■ Collected data entries ■

____________

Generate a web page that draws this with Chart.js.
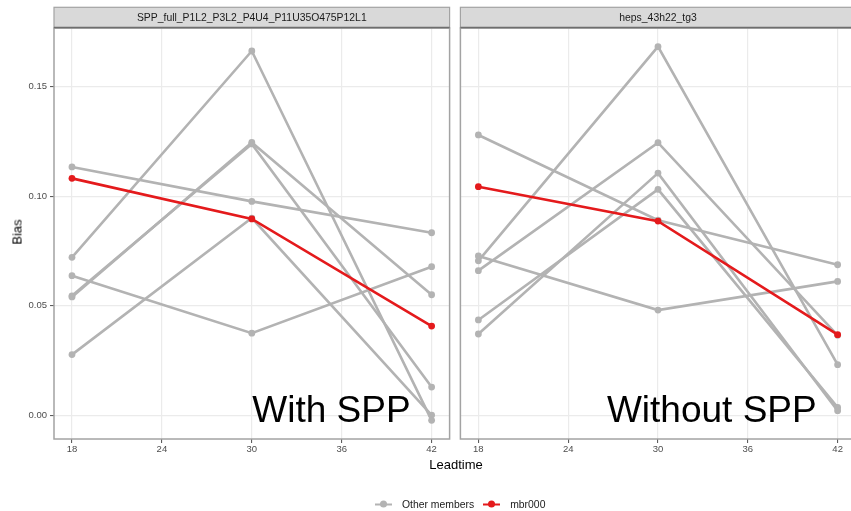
<!DOCTYPE html>
<html>
<head>
<meta charset="utf-8">
<script src="https://cdn.jsdelivr.net/npm/chart.js@4"></script>
<style>
  html, body { margin: 0; padding: 0; background: #fff; }
  body { width: 851px; height: 511px; position: relative; overflow: hidden; font-family: "Liberation Sans", Arial, sans-serif; }
  .panel { position: absolute; top: 0; height: 511px; }
  .axis-title { position: absolute; font-size: 13px; color: #000; white-space: nowrap; }
  #ytitle { left: 17px; top: 232px; transform: translate(-50%, -50%) rotate(-90deg); }
  #xtitle { left: 456px; top: 464px; transform: translate(-50%, -50%); }
  #legend { position: absolute; top: 504px; left: 375px; transform: translateY(-50%); display: flex; align-items: center; font-size: 10.4px; color: #1a1a1a; }
  .key { position: relative; width: 17px; height: 10px; margin-right: 10px; }
  .key .ln { position: absolute; left: 0; right: 0; top: 4px; height: 2.6px; }
  .key .pt { position: absolute; left: 5px; top: 1.6px; width: 7px; height: 7px; border-radius: 50%; }
  .lbl { margin-right: 9px; }
</style>
</head>
<body>
<div class="panel" id="p1" style="left:0;width:453px;"><canvas id="c1"></canvas></div>
<div class="panel" id="p2" style="left:457px;width:402px;"><canvas id="c2"></canvas></div>
<div class="axis-title" id="ytitle">Bias</div>
<div class="axis-title" id="xtitle">Leadtime</div>
<div id="legend">
  <div class="key"><div class="ln" style="background:#b3b3b3"></div><div class="pt" style="background:#b3b3b3"></div></div>
  <span class="lbl">Other members</span>
  <div class="key"><div class="ln" style="background:#e41a1c"></div><div class="pt" style="background:#e41a1c"></div></div>
  <span class="lbl">mbr000</span>
</div>
<script>
// Lead times (hours) shared by every member
const leadtimes = [18, 30, 42];

// Panel titles
const panelTitles = ["SPP_full_P1L2_P3L2_P4U4_P11U35O475P12L1", "heps_43h22_tg3"];
const panelNotes = ["With SPP", "Without SPP"];

// Bias per member, SPP run
const sppMbr000 = [0.1081, 0.0896, 0.0407];
const sppMbrA = [0.1133, 0.0976, 0.0833];
const sppMbrB = [0.0637, 0.0375, 0.0678];
const sppMbrC = [0.0721, 0.1662, -0.0023];
const sppMbrD = [0.0540, 0.1245, 0.0550];
const sppMbrE = [0.0545, 0.1238, 0.0129];
const sppMbrF = [0.0277, 0.0900, 0.0001];

// Bias per member, reference run without SPP
const hepsMbr000 = [0.1043, 0.0886, 0.0368];
const hepsMbrA = [0.1279, 0.0890, 0.0687];
const hepsMbrB = [0.0727, 0.0480, 0.0611];
const hepsMbrC = [0.0705, 0.1682, 0.0231];
const hepsMbrD = [0.0660, 0.1244, 0.0365];
const hepsMbrE = [0.0435, 0.1031, 0.0036];
const hepsMbrF = [0.0371, 0.1105, 0.0021];

// Axis breaks
const xBreaks = [18, 21, 24, 27, 30, 33, 36, 39, 42];
const xLabelled = [18, 24, 30, 36, 42];
const yBreaks = [0, 0.025, 0.05, 0.075, 0.1, 0.125, 0.15];
const yLabelled = [0, 0.05, 0.1, 0.15];

const FONT = "'Liberation Sans', Arial, sans-serif";
const GREY = "#b3b3b3";
const RED = "#e41a1c";

function isMajor(list, v) { return list.some(m => Math.abs(m - v) < 1e-9); }

function series(vals, colour, order) {
  return {
    data: leadtimes.map((x, i) => ({ x: x, y: vals[i] })),
    borderColor: colour,
    backgroundColor: colour,
    borderWidth: 2.6,
    pointRadius: 3.4,
    pointBorderWidth: 0,
    pointHoverRadius: 3.4,
    tension: 0,
    order: order
  };
}

// Facet strip, panel border and corner note
const facetDecor = {
  id: "facetDecor",
  afterDatasetsDraw(chart, args, opts) {
    const { ctx, chartArea: a, scales } = chart;
    ctx.save();
    // note text
    ctx.font = "37px " + FONT;
    ctx.fillStyle = "#000";
    ctx.textAlign = "right";
    ctx.textBaseline = "alphabetic";
    ctx.fillText(opts.note, scales.x.getPixelForValue(40.6), scales.y.getPixelForValue(-0.0029));
    // panel border
    ctx.strokeStyle = "#a3a3a3";
    ctx.lineWidth = 1.5;
    ctx.strokeRect(a.left, a.top, a.right - a.left, a.bottom - a.top);
    // strip
    const top = 7.3;
    ctx.fillStyle = "#d9d9d9";
    ctx.fillRect(a.left, top, a.right - a.left, a.top - top);
    ctx.strokeStyle = "#a3a3a3";
    ctx.lineWidth = 1.2;
    ctx.strokeRect(a.left, top, a.right - a.left, a.top - top);
    ctx.strokeStyle = "#6e6e6e";
    ctx.lineWidth = 1.6;
    ctx.beginPath();
    ctx.moveTo(a.left, a.top - 0.5);
    ctx.lineTo(a.right, a.top - 0.5);
    ctx.stroke();
    ctx.fillStyle = "#1a1a1a";
    ctx.font = "10.4px " + FONT;
    ctx.textAlign = "center";
    ctx.textBaseline = "middle";
    ctx.fillText(opts.title, scales.x.getPixelForValue(30), (top + a.top) / 2);
    ctx.restore();
  }
};

function makePanel(id, members, mbr000, title, note, showY) {
  const datasets = [series(mbr000, RED, 0)].concat(members.map(m => series(m, GREY, 1)));
  return new Chart(document.getElementById(id), {
    type: "line",
    data: { datasets: datasets },
    plugins: [facetDecor],
    options: {
      responsive: true,
      maintainAspectRatio: false,
      animation: false,
      events: [],
      layout: { padding: { top: 28, right: 1, left: showY ? 0 : 2, bottom: 0 } },
      plugins: {
        legend: { display: false },
        tooltip: { enabled: false },
        facetDecor: { title: title, note: note }
      },
      scales: {
        x: {
          type: "linear",
          min: 16.8,
          max: 43.2,
          afterBuildTicks: s => { s.ticks = xBreaks.map(v => ({ value: v })); },
          afterFit: s => { s.height = 72; },
          border: { display: false },
          grid: {
            color: c => isMajor(xLabelled, c.tick.value) ? "#ebebeb" : "#f4f4f4",
            lineWidth: c => isMajor(xLabelled, c.tick.value) ? 1.2 : 0.7,
            tickColor: c => isMajor(xLabelled, c.tick.value) ? "#4d4d4d" : "rgba(0,0,0,0)",
            tickLength: 4,
            tickWidth: 1
          },
          ticks: {
            autoSkip: false,
            maxRotation: 0,
            padding: 1,
            color: "#4d4d4d",
            font: { family: FONT, size: 9.5 },
            callback: v => isMajor(xLabelled, v) ? String(v) : null
          }
        },
        y: {
          type: "linear",
          min: -0.0108,
          max: 0.1767,
          afterBuildTicks: s => { s.ticks = yBreaks.map(v => ({ value: v })); },
          afterFit: s => { s.width = showY ? 54 : 0; },
          border: { display: false },
          grid: {
            color: c => isMajor(yLabelled, c.tick.value) ? "#ebebeb" : "#f4f4f4",
            lineWidth: c => isMajor(yLabelled, c.tick.value) ? 1.2 : 0.7,
            tickColor: c => isMajor(yLabelled, c.tick.value) ? "#4d4d4d" : "rgba(0,0,0,0)",
            drawTicks: showY,
            tickLength: 4,
            tickWidth: 1
          },
          ticks: {
            display: showY,
            autoSkip: false,
            padding: 3,
            color: "#4d4d4d",
            font: { family: FONT, size: 9.5 },
            callback: v => isMajor(yLabelled, v) ? v.toFixed(2) : null
          }
        }
      }
    }
  });
}

makePanel("c1", [sppMbrA, sppMbrB, sppMbrC, sppMbrD, sppMbrE, sppMbrF], sppMbr000, panelTitles[0], panelNotes[0], true);
makePanel("c2", [hepsMbrA, hepsMbrB, hepsMbrC, hepsMbrD, hepsMbrE, hepsMbrF], hepsMbr000, panelTitles[1], panelNotes[1], false);
</script>
</body>
</html>
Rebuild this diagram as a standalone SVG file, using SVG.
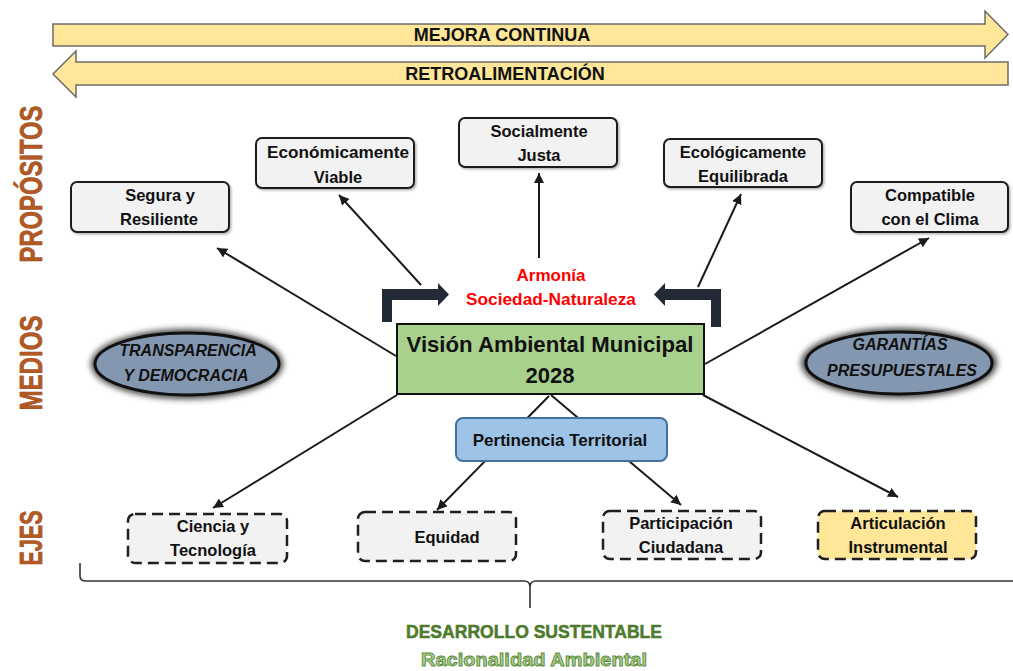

____________

■ Task details ■
Filter the records above for lines containing the word "this", and copy those lines.

■ Written reply ■
Generate a web page that draws this with Chart.js.
Rebuild this diagram as a standalone SVG file, using SVG.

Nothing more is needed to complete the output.